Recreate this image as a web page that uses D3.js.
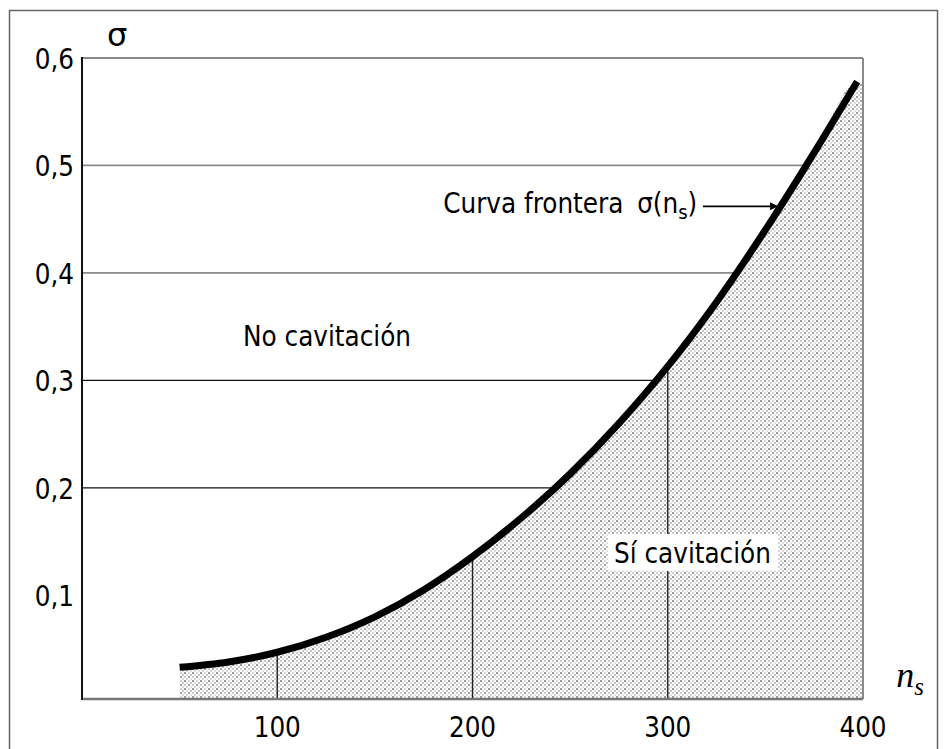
<!DOCTYPE html>
<html lang="es">
<head>
<meta charset="utf-8">
<title>Curva frontera de cavitación</title>
<style>
    body { margin: 0; background: #fff; }
    svg text { font-family: "DejaVu Sans Condensed", "DejaVu Sans", sans-serif; font-size: 27.5px; fill: #000; }
</style>
</head>
<body>
<script src="https://d3js.org/d3.v7.min.js"></script>
<script>
// Curva frontera sigma(ns)
const nsValues    = [50, 75, 100, 125, 150, 175, 200, 225, 250, 275, 300, 325, 350, 375, 397];
const sigmaValues = [0.033, 0.038, 0.047, 0.061, 0.080, 0.105, 0.136, 0.172, 0.213, 0.260, 0.313, 0.373, 0.440, 0.512, 0.578];

const xTicks = [100, 200, 300, 400];
const yTicks = [0.1, 0.2, 0.3, 0.4, 0.5, 0.6];
const hLines = [0.2, 0.3, 0.4, 0.5];     // lineas horizontales hasta la curva
const vLines = [100, 200, 300];          // lineas verticales bajo la curva
const darkLines = [0.2, 0.3];

const width = 947, height = 749;

// el eje horizontal del dibujo queda un poco por encima de sigma = 0
const x = d3.scaleLinear().domain([0, 400]).range([82, 863]);
const y = d3.scaleLinear().domain([0.0035, 0.6]).range([699, 58]);
const yBase = y.domain()[0];

const fmt = d3.formatLocale({decimal: ",", thousands: ".", grouping: [3], currency: ["", ""]}).format(".1f");

const data = nsValues.map((n, i) => ({ns: n, s: sigmaValues[i]}));
const areaData = data.concat([{ns: 400, s: sigmaValues[sigmaValues.length - 1]}]);

const svg = d3.select("body").append("svg")
    .attr("width", width)
    .attr("height", height);

// marco exterior
svg.append("rect")
    .attr("x", 9.5).attr("y", 10.5)
    .attr("width", 928).attr("height", 760)
    .attr("fill", "none").attr("stroke", "#666").attr("stroke-width", 1.5);

// trama de puntos
const defs = svg.append("defs");
const pat = defs.append("pattern")
    .attr("id", "dots")
    .attr("patternUnits", "userSpaceOnUse")
    .attr("width", 8).attr("height", 8);
pat.append("rect").attr("width", 8).attr("height", 8).attr("fill", "#fff");
[[1, 1, "#333"], [5, 1, "#aaa"], [3, 3, "#bbb"], [7, 3, "#888"],
 [1, 5, "#999"], [5, 5, "#444"], [3, 7, "#aaa"], [7, 7, "#bbb"]]
    .forEach(([px, py, c]) => pat.append("rect")
        .attr("x", px - 0.7).attr("y", py - 0.7)
        .attr("width", 1.4).attr("height", 1.4).attr("fill", c));

const area = d3.area()
    .x(d => x(d.ns))
    .y0(y(yBase))
    .y1(d => y(d.s))
    .curve(d3.curveMonotoneX);

const line = d3.line()
    .x(d => x(d.ns))
    .y(d => y(d.s))
    .curve(d3.curveMonotoneX);

defs.append("clipPath").attr("id", "under")
    .append("path").attr("d", area(areaData));

// lineas horizontales (la zona sombreada tapa el tramo bajo la curva)
svg.append("g")
    .selectAll("line")
    .data(hLines)
    .join("line")
    .attr("x1", x(0)).attr("x2", x(400))
    .attr("y1", d => y(d)).attr("y2", d => y(d))
    .attr("stroke", d => darkLines.includes(d) ? "#111" : "#8a8a8a")
    .attr("stroke-width", d => darkLines.includes(d) ? 1.4 : 1.7);

// zona de cavitacion
svg.append("path")
    .attr("d", area(areaData))
    .attr("fill", "url(#dots)");

// lineas verticales bajo la curva
svg.append("g")
    .attr("clip-path", "url(#under)")
    .selectAll("line")
    .data(vLines)
    .join("line")
    .attr("x1", d => x(d)).attr("x2", d => x(d))
    .attr("y1", y(yBase)).attr("y2", y(0.6))
    .attr("stroke", "#222").attr("stroke-width", 1.4);

// ejes y bordes del grafico
svg.append("line")
    .attr("x1", x(0)).attr("x2", x(400))
    .attr("y1", y(0.6)).attr("y2", y(0.6))
    .attr("stroke", "#8a8a8a").attr("stroke-width", 2);
svg.append("line")
    .attr("x1", x(400)).attr("x2", x(400))
    .attr("y1", y(0.6)).attr("y2", y(yBase))
    .attr("stroke", "#8a8a8a").attr("stroke-width", 2);
svg.append("line")
    .attr("x1", x(0)).attr("x2", x(400))
    .attr("y1", y(yBase)).attr("y2", y(yBase))
    .attr("stroke", "#777").attr("stroke-width", 2.5);
svg.append("line")
    .attr("x1", x(0)).attr("x2", x(0))
    .attr("y1", y(0.6) - 1).attr("y2", y(yBase) + 1)
    .attr("stroke", "#111").attr("stroke-width", 2);

// curva frontera
svg.append("path")
    .attr("d", line(data))
    .attr("fill", "none")
    .attr("stroke", "#000")
    .attr("stroke-width", 7);

// etiquetas de los ejes
svg.append("g")
    .selectAll("text")
    .data(yTicks)
    .join("text")
    .attr("x", x(0) - 8)
    .attr("y", d => y(d))
    .attr("dy", "0.4em")
    .attr("text-anchor", "end")
    .text(d => fmt(d));

svg.append("g")
    .selectAll("text")
    .data(xTicks)
    .join("text")
    .attr("x", d => x(d))
    .attr("y", y(yBase) + 38)
    .attr("text-anchor", "middle")
    .text(d => d);

svg.append("text")
    .attr("x", x(18))
    .attr("y", y(0.6) - 12)
    .attr("text-anchor", "middle")
    .style("font-family", "'DejaVu Sans', sans-serif")
    .style("font-size", "32px")
    .text("σ");

const nsLabel = svg.append("text")
    .attr("x", x(417))
    .attr("y", y(yBase) - 12)
    .style("font-family", "'Liberation Serif', 'DejaVu Serif', serif")
    .style("font-style", "italic")
    .style("font-size", "36px");
nsLabel.append("tspan").text("n");
nsLabel.append("tspan").attr("dy", 8).style("font-size", "25px").text("s");

// textos interiores
svg.append("text")
    .attr("x", x(82.5))
    .attr("y", y(0.332))
    .text("No cavitación");

const siX = x(272.5), siY = y(0.13);
svg.append("rect")
    .attr("x", siX - 6).attr("y", siY - 29)
    .attr("width", 170).attr("height", 37)
    .attr("fill", "#fff");
svg.append("text")
    .attr("x", siX)
    .attr("y", siY)
    .text("Sí cavitación");

const cf = svg.append("text")
    .attr("x", x(185))
    .attr("y", y(0.456));
cf.append("tspan").text("Curva frontera ");
cf.append("tspan").attr("dx", 6).text("σ(n");
cf.append("tspan").attr("dy", 6).style("font-size", "20px").text("s");
cf.append("tspan").attr("dy", -6).text(")");

// flecha hacia la curva
defs.append("marker")
    .attr("id", "arrow")
    .attr("viewBox", "0 0 10 10")
    .attr("refX", 10).attr("refY", 5)
    .attr("markerWidth", 11).attr("markerHeight", 8)
    .attr("markerUnits", "userSpaceOnUse")
    .attr("orient", "auto")
    .append("path").attr("d", "M0,0L10,5L0,10z").attr("fill", "#000");

svg.append("line")
    .attr("x1", x(318)).attr("x2", x(356.5))
    .attr("y1", y(0.462)).attr("y2", y(0.462))
    .attr("stroke", "#000").attr("stroke-width", 1.8)
    .attr("marker-end", "url(#arrow)");
</script>
</body>
</html>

__Problem statement__.
Every line of the data above should be quoted exactly. Omit the pictures.

__Output below__.
Recreate this image as a web page that uses D3.js.
<!DOCTYPE html>
<html lang="es">
<head>
<meta charset="utf-8">
<title>Curva frontera de cavitación</title>
<style>
    body { margin: 0; background: #fff; }
    svg text { font-family: "DejaVu Sans Condensed", "DejaVu Sans", sans-serif; font-size: 27.5px; fill: #000; }
</style>
</head>
<body>
<script src="https://d3js.org/d3.v7.min.js"></script>
<script>
// Curva frontera sigma(ns)
const nsValues    = [50, 75, 100, 125, 150, 175, 200, 225, 250, 275, 300, 325, 350, 375, 397];
const sigmaValues = [0.033, 0.038, 0.047, 0.061, 0.080, 0.105, 0.136, 0.172, 0.213, 0.260, 0.313, 0.373, 0.440, 0.512, 0.578];

const xTicks = [100, 200, 300, 400];
const yTicks = [0.1, 0.2, 0.3, 0.4, 0.5, 0.6];
const hLines = [0.2, 0.3, 0.4, 0.5];     // lineas horizontales hasta la curva
const vLines = [100, 200, 300];          // lineas verticales bajo la curva
const darkLines = [0.2, 0.3];

const width = 947, height = 749;

// el eje horizontal del dibujo queda un poco por encima de sigma = 0
const x = d3.scaleLinear().domain([0, 400]).range([82, 863]);
const y = d3.scaleLinear().domain([0.0035, 0.6]).range([699, 58]);
const yBase = y.domain()[0];

const fmt = d3.formatLocale({decimal: ",", thousands: ".", grouping: [3], currency: ["", ""]}).format(".1f");

const data = nsValues.map((n, i) => ({ns: n, s: sigmaValues[i]}));
const areaData = data.concat([{ns: 400, s: sigmaValues[sigmaValues.length - 1]}]);

const svg = d3.select("body").append("svg")
    .attr("width", width)
    .attr("height", height);

// marco exterior
svg.append("rect")
    .attr("x", 9.5).attr("y", 10.5)
    .attr("width", 928).attr("height", 760)
    .attr("fill", "none").attr("stroke", "#666").attr("stroke-width", 1.5);

// trama de puntos
const defs = svg.append("defs");
const pat = defs.append("pattern")
    .attr("id", "dots")
    .attr("patternUnits", "userSpaceOnUse")
    .attr("width", 8).attr("height", 8);
pat.append("rect").attr("width", 8).attr("height", 8).attr("fill", "#fff");
[[1, 1, "#333"], [5, 1, "#aaa"], [3, 3, "#bbb"], [7, 3, "#888"],
 [1, 5, "#999"], [5, 5, "#444"], [3, 7, "#aaa"], [7, 7, "#bbb"]]
    .forEach(([px, py, c]) => pat.append("rect")
        .attr("x", px - 0.7).attr("y", py - 0.7)
        .attr("width", 1.4).attr("height", 1.4).attr("fill", c));

const area = d3.area()
    .x(d => x(d.ns))
    .y0(y(yBase))
    .y1(d => y(d.s))
    .curve(d3.curveMonotoneX);

const line = d3.line()
    .x(d => x(d.ns))
    .y(d => y(d.s))
    .curve(d3.curveMonotoneX);

defs.append("clipPath").attr("id", "under")
    .append("path").attr("d", area(areaData));

// lineas horizontales (la zona sombreada tapa el tramo bajo la curva)
svg.append("g")
    .selectAll("line")
    .data(hLines)
    .join("line")
    .attr("x1", x(0)).attr("x2", x(400))
    .attr("y1", d => y(d)).attr("y2", d => y(d))
    .attr("stroke", d => darkLines.includes(d) ? "#111" : "#8a8a8a")
    .attr("stroke-width", d => darkLines.includes(d) ? 1.4 : 1.7);

// zona de cavitacion
svg.append("path")
    .attr("d", area(areaData))
    .attr("fill", "url(#dots)");

// lineas verticales bajo la curva
svg.append("g")
    .attr("clip-path", "url(#under)")
    .selectAll("line")
    .data(vLines)
    .join("line")
    .attr("x1", d => x(d)).attr("x2", d => x(d))
    .attr("y1", y(yBase)).attr("y2", y(0.6))
    .attr("stroke", "#222").attr("stroke-width", 1.4);

// ejes y bordes del grafico
svg.append("line")
    .attr("x1", x(0)).attr("x2", x(400))
    .attr("y1", y(0.6)).attr("y2", y(0.6))
    .attr("stroke", "#8a8a8a").attr("stroke-width", 2);
svg.append("line")
    .attr("x1", x(400)).attr("x2", x(400))
    .attr("y1", y(0.6)).attr("y2", y(yBase))
    .attr("stroke", "#8a8a8a").attr("stroke-width", 2);
svg.append("line")
    .attr("x1", x(0)).attr("x2", x(400))
    .attr("y1", y(yBase)).attr("y2", y(yBase))
    .attr("stroke", "#777").attr("stroke-width", 2.5);
svg.append("line")
    .attr("x1", x(0)).attr("x2", x(0))
    .attr("y1", y(0.6) - 1).attr("y2", y(yBase) + 1)
    .attr("stroke", "#111").attr("stroke-width", 2);

// curva frontera
svg.append("path")
    .attr("d", line(data))
    .attr("fill", "none")
    .attr("stroke", "#000")
    .attr("stroke-width", 7);

// etiquetas de los ejes
svg.append("g")
    .selectAll("text")
    .data(yTicks)
    .join("text")
    .attr("x", x(0) - 8)
    .attr("y", d => y(d))
    .attr("dy", "0.4em")
    .attr("text-anchor", "end")
    .text(d => fmt(d));

svg.append("g")
    .selectAll("text")
    .data(xTicks)
    .join("text")
    .attr("x", d => x(d))
    .attr("y", y(yBase) + 38)
    .attr("text-anchor", "middle")
    .text(d => d);

svg.append("text")
    .attr("x", x(18))
    .attr("y", y(0.6) - 12)
    .attr("text-anchor", "middle")
    .style("font-family", "'DejaVu Sans', sans-serif")
    .style("font-size", "32px")
    .text("σ");

const nsLabel = svg.append("text")
    .attr("x", x(417))
    .attr("y", y(yBase) - 12)
    .style("font-family", "'Liberation Serif', 'DejaVu Serif', serif")
    .style("font-style", "italic")
    .style("font-size", "36px");
nsLabel.append("tspan").text("n");
nsLabel.append("tspan").attr("dy", 8).style("font-size", "25px").text("s");

// textos interiores
svg.append("text")
    .attr("x", x(82.5))
    .attr("y", y(0.332))
    .text("No cavitación");

const siX = x(272.5), siY = y(0.13);
svg.append("rect")
    .attr("x", siX - 6).attr("y", siY - 29)
    .attr("width", 170).attr("height", 37)
    .attr("fill", "#fff");
svg.append("text")
    .attr("x", siX)
    .attr("y", siY)
    .text("Sí cavitación");

const cf = svg.append("text")
    .attr("x", x(185))
    .attr("y", y(0.456));
cf.append("tspan").text("Curva frontera ");
cf.append("tspan").attr("dx", 6).text("σ(n");
cf.append("tspan").attr("dy", 6).style("font-size", "20px").text("s");
cf.append("tspan").attr("dy", -6).text(")");

// flecha hacia la curva
defs.append("marker")
    .attr("id", "arrow")
    .attr("viewBox", "0 0 10 10")
    .attr("refX", 10).attr("refY", 5)
    .attr("markerWidth", 11).attr("markerHeight", 8)
    .attr("markerUnits", "userSpaceOnUse")
    .attr("orient", "auto")
    .append("path").attr("d", "M0,0L10,5L0,10z").attr("fill", "#000");

svg.append("line")
    .attr("x1", x(318)).attr("x2", x(356.5))
    .attr("y1", y(0.462)).attr("y2", y(0.462))
    .attr("stroke", "#000").attr("stroke-width", 1.8)
    .attr("marker-end", "url(#arrow)");
</script>
</body>
</html>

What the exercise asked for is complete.